The clothing chain, the third largest privately owned retailer in this country after Littlewoods and Harrods, is yet another victim of the middle market malaise. River Island's latest report and accounts reveals a 30 per cent fall in pre-tax profits for the 52 weeks to December 25, 1999. The profit and loss account includes a hefty charge for shopfitting assets disposed of during the year.

But the company, owned by the Lewis family, has received a pat on the back for spending this money enlarging and refurbishing its 200 shops.

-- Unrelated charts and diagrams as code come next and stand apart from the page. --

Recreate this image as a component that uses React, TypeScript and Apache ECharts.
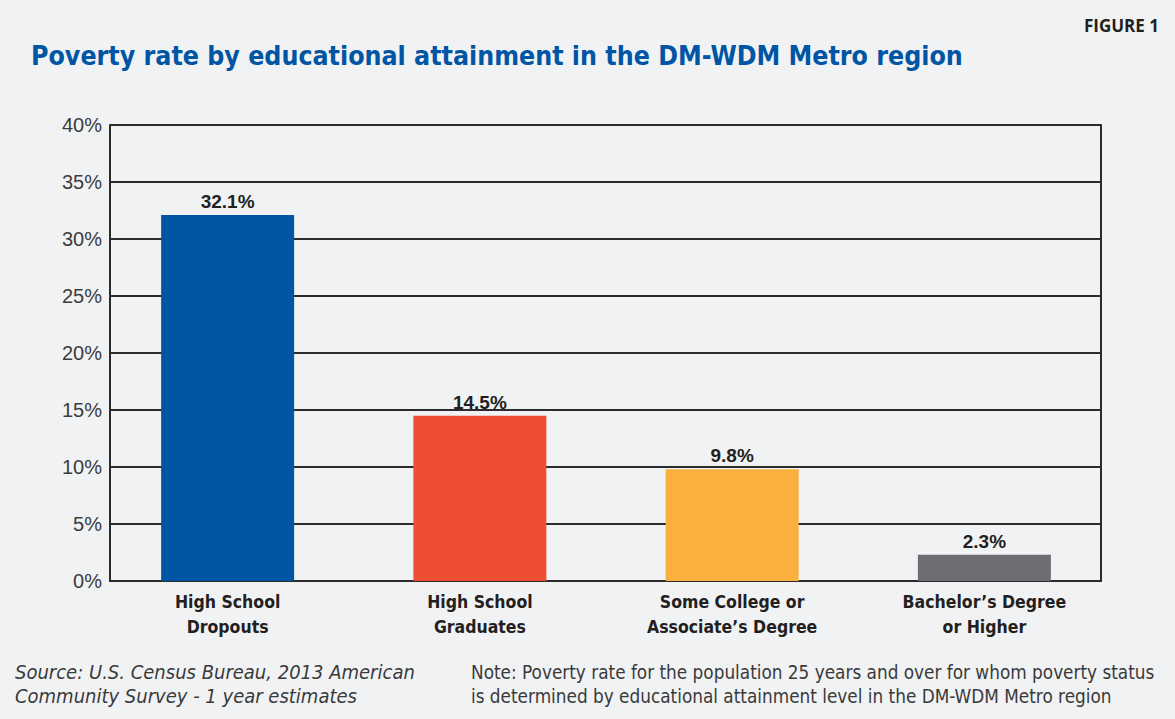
import React, { useEffect, useRef } from "react";
import * as echarts from "echarts";

const categories = [
  "High School\nDropouts",
  "High School\nGraduates",
  "Some College or\nAssociate’s Degree",
  "Bachelor’s Degree\nor Higher",
];
const values = [32.1, 14.5, 9.8, 2.3];
const barColors = ["#0055a5", "#ee4e32", "#f9b03d", "#6e6e72"];
const yTicks = { min: 0, max: 40, interval: 5 };

const condensed = "'DejaVu Sans Condensed', 'Liberation Sans', sans-serif";

export default function App() {
  const ref = useRef<HTMLDivElement>(null);
  useEffect(() => {
    if (!ref.current) return;
    const chart = echarts.init(ref.current, null, { renderer: "svg" });
    const gridLeft = 110, gridRight = 74, top = 125, bottom = 138;
    chart.setOption({
      animation: false,
      backgroundColor: "#f1f2f4",
      title: [
        {
          text: "Poverty rate by educational attainment in the DM-WDM Metro region",
          left: 26,
          top: 37,
          textStyle: { color: "#0055a5", fontSize: 26.5, fontWeight: "bold", fontFamily: condensed },
        },
        {
          text: "FIGURE 1",
          right: 11,
          top: 12,
          textStyle: { color: "#231f20", fontSize: 17, fontWeight: "bold", fontFamily: "'Open Sans', sans-serif" },
        },
        {
          text: "Source: U.S. Census Bureau, 2013 American\nCommunity Survey - 1 year estimates",
          left: 10,
          top: 655,
          textStyle: { color: "#3a3a3a", fontSize: 20, fontStyle: "italic", fontWeight: "normal", fontFamily: condensed, lineHeight: 24 },
        },
        {
          text: "Note: Poverty rate for the population 25 years and over for whom poverty status\nis determined by educational attainment level in the DM-WDM Metro region",
          left: 466,
          top: 655,
          textStyle: { color: "#3a3a3a", fontSize: 18.8, fontWeight: "normal", fontFamily: condensed, lineHeight: 24 },
        },
      ],
      grid: [
        { left: gridLeft, right: gridRight, top, bottom },
        { left: 101.5, right: 64.5, top, bottom },
      ],
      xAxis: [
        {
          type: "category",
          gridIndex: 0,
          data: categories,
          axisLine: { show: true, lineStyle: { color: "#2b2b2b", width: 2 } },
          axisTick: { show: false },
          axisLabel: { show: false },
        },
        {
          type: "category",
          gridIndex: 1,
          data: categories,
          axisLine: { show: false },
          axisTick: { show: false },
          axisLabel: {
            margin: 8,
            color: "#231f20",
            fontSize: 17.5,
            fontWeight: "bold",
            fontFamily: condensed,
            lineHeight: 25,
          },
        },
      ],
      yAxis: [
        {
          type: "value",
          gridIndex: 0,
          ...yTicks,
          axisLine: { show: true, lineStyle: { color: "#2b2b2b", width: 2 } },
          axisTick: { show: false },
          axisLabel: {
            formatter: "{value}%",
            fontSize: 20,
            color: "#3c3c3c",
            margin: 8,
            fontFamily: "'Liberation Sans', sans-serif",
          },
          splitLine: { show: true, lineStyle: { color: "#2b2b2b", width: 1.8 } },
        },
        {
          type: "value",
          gridIndex: 0,
          position: "right",
          ...yTicks,
          axisLine: { show: true, lineStyle: { color: "#2b2b2b", width: 2 } },
          axisTick: { show: false },
          axisLabel: { show: false },
          splitLine: { show: false },
        },
        {
          type: "value",
          gridIndex: 1,
          ...yTicks,
          show: false,
          splitLine: { show: false },
        },
      ],
      series: [
        {
          type: "bar",
          xAxisIndex: 1,
          yAxisIndex: 2,
          barWidth: 133,
          data: values.map((v, i) => ({ value: v, itemStyle: { color: barColors[i] } })),
          label: {
            show: true,
            position: "top",
            distance: 4,
            formatter: (p: any) => `${p.value}%`,
            color: "#231f20",
            fontSize: 19,
            fontWeight: "bold",
            fontFamily: "'Liberation Sans', sans-serif",
          },
        },
      ],
    });
    return () => chart.dispose();
  }, []);
  return (
    <div
      ref={ref}
      style={{ position: "absolute", left: 0, top: 0, width: 1175, height: 719 }}
    />
  );
}
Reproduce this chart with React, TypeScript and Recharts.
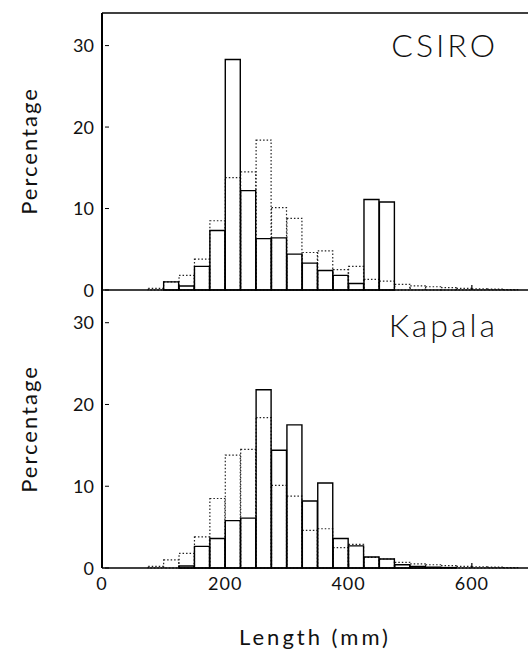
import React from "react";
import { BarChart, Bar, XAxis, YAxis, ReferenceLine } from "recharts";

// 25 mm length classes
const binStart = [
  0, 25, 50, 75, 100, 125, 150, 175, 200, 225, 250, 275, 300, 325,
  350, 375, 400, 425, 450, 475, 500, 525, 550, 575, 600, 625, 650, 675,
];

// percentage per class, all samples pooled (dotted outline in both panels)
const pooledPct = [
  null, null, null, 0.2, 1.0, 1.8, 3.8, 8.5, 13.8, 14.5, 18.4, 10.1, 8.8, 4.6,
  4.8, 2.5, 2.9, 1.3, 1.1, 0.7, 0.5, 0.4, 0.3, 0.2, 0.15, 0.1, 0.05, null,
];

const csiroPct = [
  null, null, null, null, 1.0, 0.5, 2.9, 7.3, 28.3, 12.2, 6.3, 6.4, 4.4, 3.3,
  2.4, 1.8, 0.8, 11.1, 10.8, null, null, null, null, null, null, null, null, null,
];

const kapalaPct = [
  null, null, null, null, null, 0.25, 2.65, 3.6, 5.8, 6.1, 21.8, 14.4, 17.5, 8.2,
  10.4, 3.6, 2.7, 1.35, 1.1, 0.4, 0.2, 0.1, 0.05, null, null, null, null, null,
];

const xTicks = [0, 200, 400, 600];
const yTicks = [0, 10, 20, 30];

const BIN = 25;
const FONT = "Lato, 'Open Sans', sans-serif";
const W = 540;
const PLOT_LEFT = 102;

const rowsFor = (pct: (number | null)[]) =>
  binStart.map((s, i) => ({ mid: s + BIN / 2, solid: pct[i], pooled: pooledPct[i] }));

const makeYTick = () => (props: any) => {
  const { x, y, payload } = props;
  return (
    <g>
      <line x1={PLOT_LEFT + 3} x2={PLOT_LEFT + 7} y1={y} y2={y} stroke="#000" strokeWidth={1} />
      <text x={x} y={y} dy={6.5} textAnchor="end" fontSize={18} fontFamily={FONT} fill="#111">
        {payload.value}
      </text>
    </g>
  );
};

const makeXTick = (bottom: number, showLabel: boolean) => (props: any) => {
  const { x, payload } = props;
  return (
    <g>
      {payload.value !== 0 && (
        <line x1={x} x2={x} y1={bottom} y2={bottom - 5} stroke="#000" strokeWidth={1.2} />
      )}
      {showLabel && (
        <text x={x} y={bottom + 22} textAnchor="middle" fontSize={18} fontFamily={FONT} fill="#111" letterSpacing={1}>
          {payload.value}
        </text>
      )}
    </g>
  );
};

type PanelProps = {
  pct: (number | null)[];
  height: number;
  top: number;
  axisHeight: number;
  showLabels: boolean;
  topBorder: boolean;
};

const Panel = ({ pct, height, top, axisHeight, showLabels, topBorder }: PanelProps) => {
  const bottom = height - axisHeight;
  return (
    <div style={{ position: "absolute", left: 0, top: 0 }}>
      <BarChart
        width={W}
        height={height}
        data={rowsFor(pct)}
        margin={{ top, right: 6.5, bottom: 0, left: PLOT_LEFT - 60 }}
        barCategoryGap={0}
        barGap={0}
      >
        <XAxis
          xAxisId="main"
          type="number"
          dataKey="mid"
          domain={[0, 700]}
          ticks={xTicks}
          height={axisHeight}
          axisLine={{ stroke: "#000", strokeWidth: 1.6 }}
          tickLine={false}
          tick={makeXTick(bottom, showLabels)}
        />
        <XAxis xAxisId="pooled" type="number" dataKey="mid" domain={[0, 700]} hide />
        <YAxis
          type="number"
          domain={[0, 34]}
          ticks={yTicks}
          width={60}
          tickSize={0}
          tickMargin={8}
          axisLine={{ stroke: "#000", strokeWidth: 2 }}
          tickLine={false}
          tick={makeYTick()}
        />
        {topBorder && <ReferenceLine xAxisId="main" y={34} stroke="#000" strokeWidth={1.6} />}
        <Bar
          xAxisId="pooled"
          dataKey="pooled"
          fill="none"
          stroke="#222"
          strokeWidth={1.2}
          strokeDasharray="1.5 2"
          isAnimationActive={false}
        />
        <Bar
          xAxisId="main"
          dataKey="solid"
          fill="none"
          stroke="#000"
          strokeWidth={1.4}
          isAnimationActive={false}
        />
      </BarChart>
    </div>
  );
};

export default function App() {
  return (
    <div
      style={{
        position: "fixed",
        left: 0,
        top: 0,
        width: 528,
        height: 650,
        overflow: "hidden",
        background: "#fff",
        fontFamily: FONT,
      }}
    >
      <Panel pct={csiroPct} height={300} top={13} axisHeight={10} showLabels={false} topBorder />
      <Panel pct={kapalaPct} height={650} top={290} axisHeight={82} showLabels topBorder={false} />
      <svg
        width={528}
        height={650}
        style={{ position: "absolute", left: 0, top: 0, pointerEvents: "none" }}
        fontFamily={FONT}
        fill="#111"
      >
        <text x={498} y={57} textAnchor="end" fontSize={32} fontWeight={300} letterSpacing={3}>
          CSIRO
        </text>
        <text x={498} y={337} textAnchor="end" fontSize={32} fontWeight={300} letterSpacing={3}>
          Kapala
        </text>
        <text x={37} y={151} textAnchor="middle" fontSize={22} letterSpacing={2} transform="rotate(-90 37 151)">
          Percentage
        </text>
        <text x={37} y={429} textAnchor="middle" fontSize={22} letterSpacing={2} transform="rotate(-90 37 429)">
          Percentage
        </text>
        <text x={315} y={645} textAnchor="middle" fontSize={22} letterSpacing={3}>
          Length (mm)
        </text>
      </svg>
    </div>
  );
}
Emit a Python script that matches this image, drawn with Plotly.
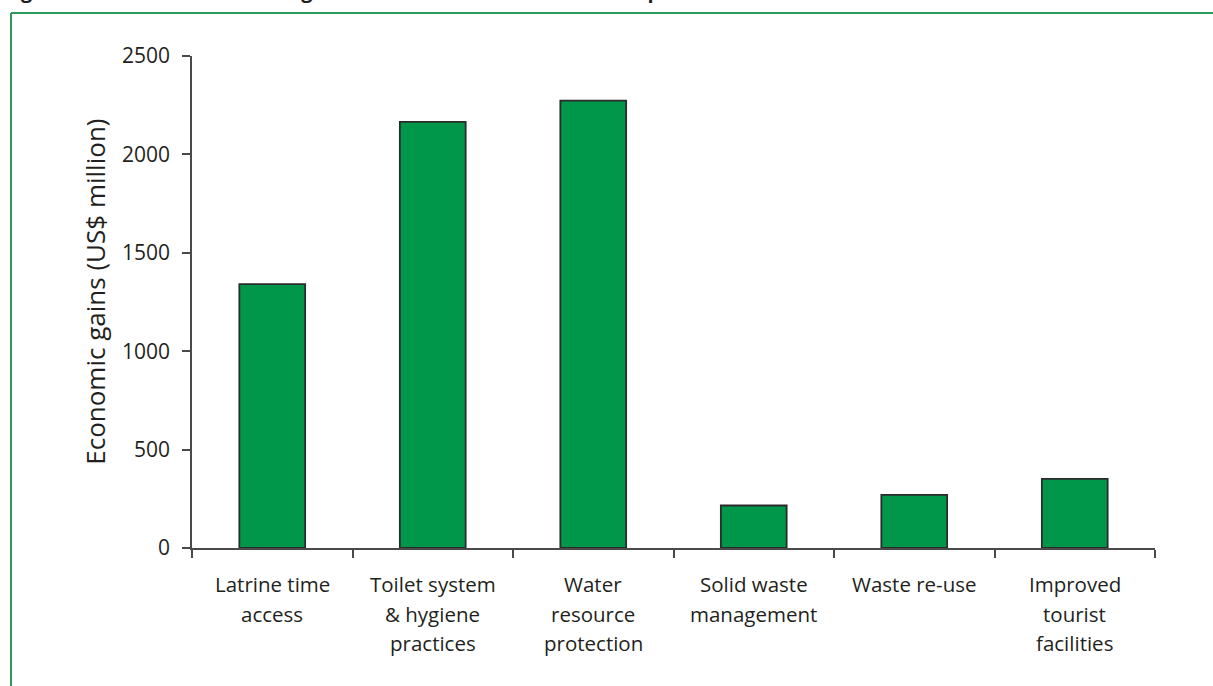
import plotly.graph_objects as go

categories = ["Latrine time access", "Toilet system & hygiene practices", "Water resource protection",
              "Solid waste management", "Waste re-use", "Improved tourist facilities"]
label_lines = [["Latrine time", "access"], ["Toilet system", "& hygiene", "practices"],
               ["Water", "resource", "protection"], ["Solid waste", "management"],
               ["Waste re-use"], ["Improved", "tourist", "facilities"]]
values = [1341, 2165, 2273, 216, 270, 351]
y_ticks = [0, 500, 1000, 1500, 2000, 2500]

W, H = 1213, 686
L, R, T, B = 192, 58, 56, 137.5
pw, ph = W - L - R, H - T - B

def px(xp):
    return (xp - L) / pw

def py(yp):
    return (H - B - yp) / ph

TXT = "#231f20"
AX = "#4a4a4a"
FONT = "Open Sans"

fig = go.Figure(go.Bar(
    x=categories, y=values,
    marker=dict(color="#00974a", line=dict(color="#2b2b2b", width=1.8)),
    width=0.41,
))

annotations = []
for cat, lines in zip(categories, label_lines):
    for i, ln in enumerate(lines):
        annotations.append(dict(x=cat, y=0, xref="x", yref="y", text=ln, showarrow=False,
                                xanchor="center", yanchor="middle", yshift=-(36 + 29.5 * i),
                                font=dict(family=FONT, size=20.5, color=TXT)))

annotations.append(dict(x=px(95), y=py(292), xref="paper", yref="paper",
                        text="Economic gains (US$ million)", textangle=-90, showarrow=False,
                        xanchor="center", yanchor="middle",
                        font=dict(family=FONT, size=26, color=TXT)))
annotations.append(dict(x=px(2), y=py(6), xref="paper", yref="paper",
                        text="<b>Figure 9: Estimated economic gains from different features of improved sanitation</b>",
                        showarrow=False, xanchor="left", yanchor="bottom",
                        font=dict(family=FONT, size=20, color=TXT)))

shapes = [
    dict(type="line", xref="paper", yref="paper", x0=px(11), x1=px(W + 5), y0=py(13), y1=py(13),
         line=dict(color="#2e9a5a", width=2)),
    dict(type="line", xref="paper", yref="paper", x0=px(11), x1=px(11), y0=py(13), y1=py(H + 5),
         line=dict(color="#2e9a5a", width=2)),
]

fig.update_layout(
    width=W, height=H,
    margin=dict(l=L, r=R, t=T, b=B, pad=0),
    paper_bgcolor="white", plot_bgcolor="white",
    showlegend=False,
    annotations=annotations,
    shapes=shapes,
    xaxis=dict(showline=True, linecolor=AX, linewidth=1.5, ticks="outside", ticklen=8,
               tickcolor=AX, tickwidth=1.5, tickson="boundaries", showticklabels=False,
               showgrid=False, zeroline=False),
    yaxis=dict(range=[0, 2500], tickvals=y_ticks, showline=True, linecolor=AX, linewidth=1.5,
               ticks="outside", ticklen=8, tickcolor=AX, tickwidth=1.5, showgrid=False,
               zeroline=False, ticklabelstandoff=8,
               tickfont=dict(family=FONT, size=21, color=TXT)),
)

fig.write_html("out.html")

Hayley Myers, a retail analyst with Retail Intelligence, said: "Keeping stores looking good and inviting is fundamental to attracting more customers and a key strategy for moving forward. Linking up with a partner in terms of branded goods such as offering Levi jeans for sale is another good move. It gives the store a certain cachet, bringing new people in.

"Other ideas are broadening ranges on offer such as luggage and accessories. This can have a double-edged sword effect though," she added.

"Diversifying is good when you are doing well but staying with your niche market and continuing to do what you know and do well may be better when times are tough."

Promotions and advertising could be another tonic to cure the high street malaise, says Ms Myers, even though it means spending money to get more customers through the doors.

And she offered one final piece of advice to beat the middle market blues - look at what similar stores are doing in other parts of Europe.

"Spanish stores selling young fashion such as Zara and Mango are vertically integrated and have a quick stock turnover, offering new looks every week or fortnight. This is very appealing because their customers will visit the store more often, knowing there is a chance there might be something new in that week that they want to buy. Stores like New Look are already doing this here."

Clive Lewis, chief executive of River Island, has pledged that the company will continue fighting its corner in the middle market.

He said: "It is a long-term business and we must continue to do what we set out to do, which is provide good fashion and good value in the high street."